Just as a guide, it took me an hour or so to draw out the mandala design. So far I’ve spent around 6 hours on adding the colour and so on – and that’s with the help of the symmetry tool in Autodesk Sketchbook Pro. If I’d had to do each section individually it would’ve taken me eight times as long!
You can see I still have a lot to do, so it’s going to be a long term project for sure.
I’m actually enjoying this one. It’s been rather soothing to do given that I’ve not been feeling too well with some kind of upset tummy. I’m still not fully well today but I am feeling a fair bit better than I did yesterday, thank goodness.
So, how are you feeling today Angela?
Other than still feeling not too well physically with some kind of dodgy tummy, I’m quite contented.
Contented is good enough I think. I’m being creative, quietly so. I’m enjoying listening to Audible (currently it’s “Fatal Alliance” the first in the Star Wars Old Republic series of books.

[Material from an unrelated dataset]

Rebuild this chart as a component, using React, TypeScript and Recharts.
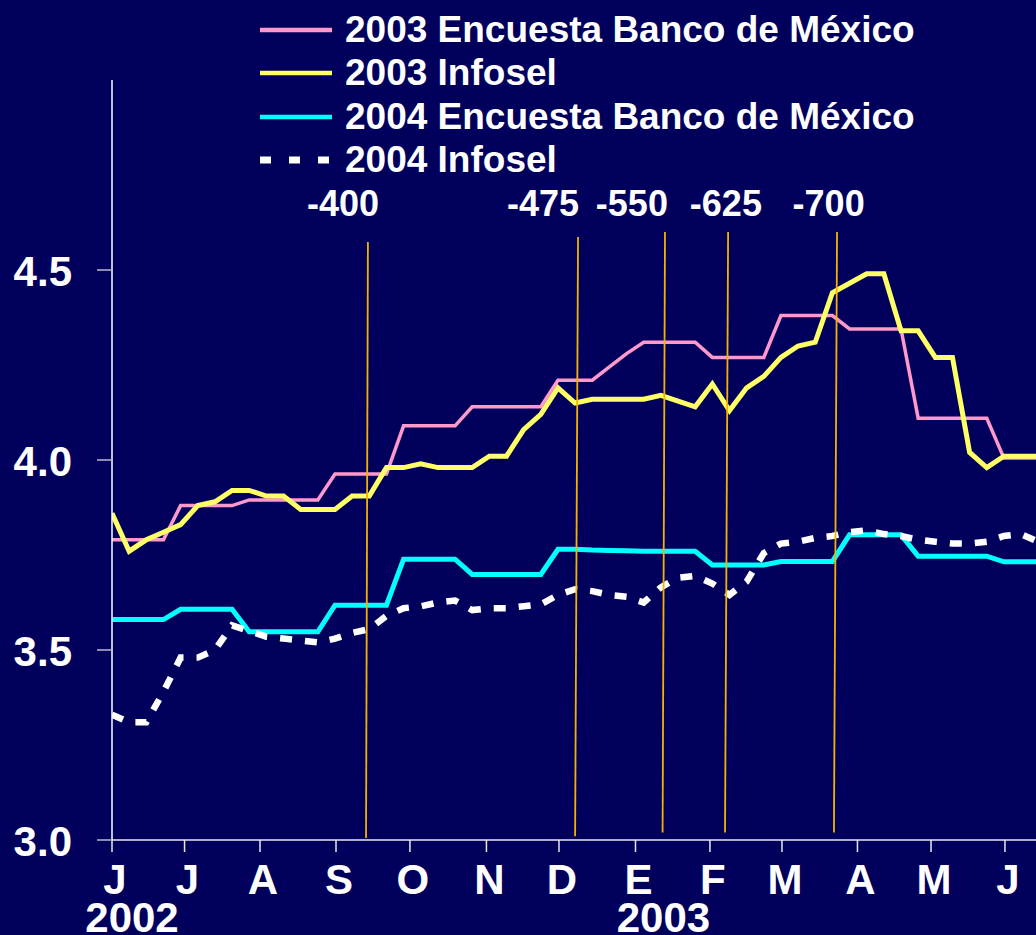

This one is authored by Sean Williams) as I’m being artsy. However, as I type I’m listening to the Maroon 5 station on Amazon Music. I can’t write and listen to a book!
To go back to my mental and emotional health, I feel quite content and my anxiety levels are at the manageable background levels, which is barely noticeable unless I focus on them. That is good enough for me, though I do know that it doesn’t take much for them to be triggered.
The CPTSD hair triggers that lead to emotional flashbacks. Not clear memories of a traumatic event, the emotional memories of a series of similar events that tapped into the stored trauma of the first traumatic event, reinforcing the trauma again and again and again.
That’s one way in which CPTSD is different to PTSD.
As I become more aware of my emotions and what can trigger an emotional response I’m more able to manage how I interact (or not) with the world until that trigger no longer affects me.
All part of self care which is so important.
My recovery from CPTSD is a work in progress, something I won’t stop until I’m good enough in terms of my mental and emotional wellbeing as well as my relationship with myself.